An Indian shopkeeper watches by candle-light during a power outage due to a fire which broke out at Kinari Bazar, a busy market in Chandni Chowk, the old quarters of New Delhi on August 25, 2014
Work ethic: keeping the shop open during a blackout

In late July 2012, more than 600m people across northern and eastern India abruptly found themselves without fans, air conditioners or light in sweltering, humid heat, as the national power grid suffered a series of catastrophic late night failures.

The outage started at 2.30am, triggered by northern states drawing more than their allocated electricity quota, as drought-hit farmers ran water pumps to irrigate parched fields and Muslims rose before dawn to prepare food for the Ramadan festival.

The blackout, which also hit the national capital, New Delhi, lasted more than 12 hours in many areas, crippling trains and disrupting traffic. A second major grid collapse followed just 36 hours later. It was a painful reminder to an aspiring superpower of the fragility of its basic power infrastructure.

Two years on, Indian officials and industry executives say aggressive steps have been taken to prevent a repeat of such a widespread failure. But with Indian power demand surging – and both generating capacity and transmission and distribution infrastructure struggling to keep up, the situation remains precarious.

“Unless more is built, we are going to remain vulnerable,” says Anish De, a partner and infrastructure expert at KPMG, the consultancy.

“We are seeing better controls, so we should expect fewer failures. But since network augmentation is not enough, better controls can only work to a point, leaving us vulnerable.”

Nearly 25 years after it began liberalising its state-controlled economy, India still suffers an acute shortage of power. Nearly 53m Indian households are not connected to the grid, but even areas that are electrified suffer routine, protracted power cuts.

Per capita, electricity use in India is a quarter of the global average, but demand grew 6 per cent last year, as rising incomes fuelled growing use of power-consuming appliances such as fans, TVs and air conditioners.

Demand for electricity is expected to rise even higher as the economy recovers from its present slowdown, with a new administration focused on reviving growth.

In this climate of relative power scarcity, Indian states all have quotas for how much power they can draw from the national grid. But in the past, states faced few penalties for overdrawing, as the northern state of Uttar Pradesh was believed to be doing when the grid collapsed. Since that calamitous blackout, however, the government-controlled Power Grid Corporation of India has got tougher with states that breach “grid discipline”.

“The controls are getting better and better,” says Mr De. “They are equipping substations so that, if there is indiscipline, they can cut users off much faster.”

The policy of getting tough with states has been aided by significant investments in high-tech sensors to monitor power flows to predict requirements more accurately.

But while such policies and technologies are helping alleviate pressure on the grid in difficult circumstances, India still faces fundamental challenges that leave the grid vulnerable.

The power distribution system was traditionally organised in regional grids, creating large demand-and-supply imbalances. Generating capacity is concentrated in coal-rich eastern India, while demand was strong in the heavily industrialised areas of the south and west, but links between the regions were limited.
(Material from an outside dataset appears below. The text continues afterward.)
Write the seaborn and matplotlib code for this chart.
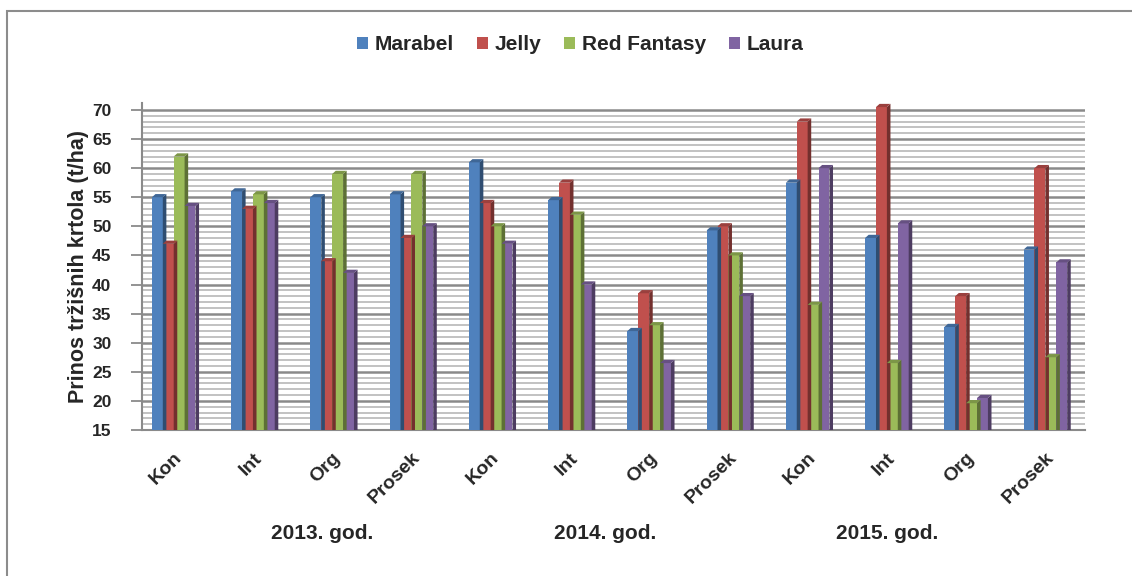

The country is now trying to integrate its regional grids to create a robust national network, but it remains a work in progress.

Piyush Goyal, minister for power, coal and new and renewable energy, says: “There are states such as Chhattisgarh with power they are desperate to sell, and then states like Delhi that are desperate for power but don’t have enough lines to bring it in.”

Under prime minister Narendra Modi, India’s new government has also pledged to ensure all Indians have access to power 24 hours a day, seven days a week by the next parliamentary election in 2019, a pledge that implies a significant expansion of both power generation, and transmission and distribution.

Overall, Mr Goyal estimates that more than $250bn in investment will be needed in the next few years to meet these goals, including about $50bn in transmission and distribution.

It remains unclear whether the funds are to come from the cash-strapped government or private companies, which have shown little interest in investing in transmission infrastructure.

Even if financial constraints are overcome, India will face a tough time securing land on which to erect transmission pylons, unless the new administration is willing to tweak a recent law that lays down onerous procedures for acquiring farmland for infrastructure.